Lifestyle — Safety
Thailand has a set of alcohol regulations that catch many expats off guard. Sale hours, dry days, drink-driving rules — they're all real, actively enforced in some cases, and worth knowing before you find yourself staring at a closed 7-Eleven refrigerator at 3pm on a Buddhist holiday. Here's the full picture.
Sale Hours
By law, alcohol sales from retail outlets (supermarkets, convenience stores, off-licences) are restricted to two daily windows: 11:00–14:00 and 17:00–24:00. Outside these hours, 7-Eleven, Lotus's, Big C, and Villa Market will refuse the sale.
This applies to packaged alcohol only — beer, wine, spirits bought for takeaway. Bars, restaurants, and hotels with proper licences can serve alcohol outside these hours, though they face their own licensing constraints.
Dry Days
Thailand designates several days per year as complete alcohol sales prohibition days — no sales anywhere, including bars and restaurants (with some exemptions for hotels). These are primarily Buddhist religious holidays:
Full moon, 3rd lunar month. Usually February. One of the most significant Buddhist observances.
Full moon, 6th lunar month. Usually May. Commemorates the birth, enlightenment, and death of the Buddha.

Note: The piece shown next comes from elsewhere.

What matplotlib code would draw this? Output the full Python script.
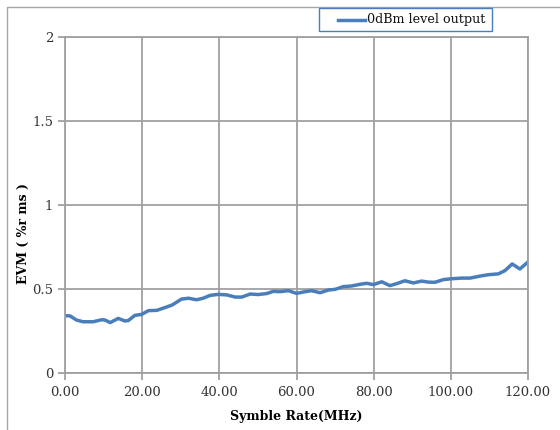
import matplotlib
matplotlib.use('Agg')
import matplotlib.pyplot as plt
from matplotlib.patches import Rectangle
from matplotlib.lines import Line2D

# symbol rate (MHz) and EVM (% rms)
rate = [0.0, 1.3, 3.0, 4.7, 7.3, 9.5, 10.4, 11.7, 13.8, 15.5, 16.4, 18.1, 19.9,
        21.6, 23.8, 25.6, 27.8, 30.2, 32.0, 34.1, 35.8, 37.6, 39.7, 41.9, 44.1,
        45.8, 48.0, 50.1, 52.3, 54.0, 55.7, 57.9, 60.0, 62.2, 63.9, 66.1, 68.3,
        70.0, 72.1, 74.3, 76.5, 78.2, 79.9, 82.1, 84.2, 86.0, 88.1, 90.3, 92.4,
        94.2, 95.9, 98.1, 100.2, 102.8, 105.0, 107.6, 109.7, 112.3, 114.0,
        115.9, 117.9, 120.0]
evm = [0.341, 0.340, 0.315, 0.305, 0.305, 0.317, 0.315, 0.300, 0.325, 0.310,
       0.312, 0.343, 0.349, 0.371, 0.373, 0.387, 0.405, 0.440, 0.445, 0.436,
       0.445, 0.462, 0.468, 0.465, 0.452, 0.452, 0.470, 0.467, 0.473, 0.486,
       0.484, 0.490, 0.474, 0.484, 0.490, 0.478, 0.494, 0.498, 0.514, 0.518,
       0.528, 0.534, 0.526, 0.543, 0.520, 0.532, 0.549, 0.536, 0.547, 0.541,
       0.540, 0.556, 0.561, 0.565, 0.565, 0.577, 0.585, 0.590, 0.609, 0.649,
       0.619, 0.661]

x_ticks = [0, 20, 40, 60, 80, 100, 120]
y_ticks = [0, 0.5, 1, 1.5, 2]
series_name = '0dBm level output'

plt.rcParams['font.family'] = ['DejaVu Serif']
W, H = 560, 430
blue = '#4a7ebb'

fig = plt.figure(figsize=(5.6, 4.3), dpi=100)
fig.patches.append(Rectangle((7 / W, -0.1), 1.2, (H - 7) / H + 0.1,
                             transform=fig.transFigure, fill=False,
                             edgecolor='#a6a6a6', linewidth=1.0))
ax = fig.add_axes([65 / W, 57 / H, 463 / W, 336 / H])

ax.plot(rate, evm, color=blue, linewidth=2.5, label=series_name)

ax.set_xlim(0, 120)
ax.set_ylim(0, 2)
ax.set_xticks(x_ticks)
ax.set_xticklabels([f'{v:.2f}' for v in x_ticks])
ax.set_yticks(y_ticks)
ax.set_yticklabels(['0', '0.5', '1', '1.5', '2'])
ax.grid(True, color='#a0a0a0', linewidth=1.3)
ax.set_axisbelow(True)
for s in ax.spines.values():
    s.set_color('#a0a0a0')
    s.set_linewidth(1.3)
ax.tick_params(axis='both', colors='#a0a0a0', length=5, width=1.3,
               labelcolor='#333333', labelsize=9.5)
ax.tick_params(axis='x', pad=4)

ax.set_xlabel('Symble Rate(MHz)', fontweight='bold', fontsize=9)
ax.xaxis.set_label_coords(0.5, -37 / 336)
ax.set_ylabel('EVM ( %r ms )', fontweight='bold', fontsize=9)
ax.yaxis.set_label_coords(-35 / 463, 0.414)

# legend box drawn by hand to match the wide padding of the original
fig.patches.append(Rectangle((319 / W, 1 - 31 / H), 173 / W, 23 / H,
                             transform=fig.transFigure, facecolor='white',
                             edgecolor=blue, linewidth=1.0))
fig.lines.append(Line2D([338 / W, 365 / W], [1 - 19.5 / H] * 2,
                        transform=fig.transFigure, color=blue, linewidth=2.5))
fig.text(367 / W, 1 - 19.5 / H, series_name, fontsize=9.2, va='center',
         ha='left', color='#111111')

fig.savefig('out.png', dpi=100)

Full moon, 8th lunar month. Usually July. Marks the first sermon of the Buddha.
Day after Asahna Bucha. Start of Buddhist Lent — a particularly strictly observed dry day.
National and local elections. Dry from midnight before polling day until midnight after.
Occasionally declared by authorities. Follow local news or expat groups for notice.
Drink Driving
Thailand's road safety record is poor, and Phuket is no exception. Police checkpoints targeting drink-drivers are common, particularly on major roads (Chao Fa West Road, Thepkasattri Road, Routes 4027 and 4028) on Friday and Saturday nights.
| Driver type | Legal BAC limit |
|---|---|
| Standard private driver | 50mg/100ml (0.05%) |
| Commercial vehicle driver | 20mg/100ml (0.02%) |
| New licence holders (under 1 year) | 20mg/100ml (0.02%) |
| Under 20 years old | 20mg/100ml (0.02%) |
| Offence | Penalty |
|---|---|
| First DUI offence (no accident) | Fine ฿10,000–฿50,000; up to 1 year prison; licence suspension |
| Repeat DUI offence | Fine ฿50,000–฿100,000; up to 2 years prison |
| DUI causing injury | Fine ฿20,000–฿100,000; up to 5 years prison |
| DUI causing death | Up to 10 years prison |
| Refusing breathalyser test | Treated as if over the limit; potential arrest |
The real-world enforcement: tourist hotspot checkpoints (Patong, Kata, Karon, Bangla Road junction) are active at weekends. Officers use breathalyser tests routinely. Foreigners are not treated more leniently than Thais — and sometimes less so if there's a language issue. Use Grab or Bolt after an evening out. It's cheap enough — a cross-Phuket Grab run rarely exceeds ฿200–฿400 — and genuinely not worth the risk.
🚗 For transport options in Phuket, read our Grab & Bolt Guide — the apps are reliable, prices are transparent, and they're the sensible evening transport option.
Other Rules
There is no general ban on drinking alcohol in public spaces in Thailand. However, specific areas — national parks, public buildings, certain temple vicinities — prohibit alcohol. Drinking on Phuket's beaches is tolerated in practice (open cans, plastic cups), though glass bottles are technically prohibited on some beaches. Songkran and New Year events on Bangla Road are a different story entirely.
The legal drinking age in Thailand is 20 years old — not 18 as in many Western countries. Technically, retailers should ask for ID from anyone who appears under 25. In practice, enforcement is inconsistent but exists. If you have children approaching this age, be aware.
Thailand has strict regulations on alcohol advertising — you'll notice that beer promotions here focus on lifestyle imagery rather than the product directly. As a consumer, this doesn't affect you, but it explains why Thai alcohol marketing looks different.
Passengers entering Thailand may bring in up to 1 litre of alcohol duty-free. Amounts above this are subject to customs duty and VAT, which can be steep. Attempting to bring in more than permitted without declaring risks confiscation and a fine.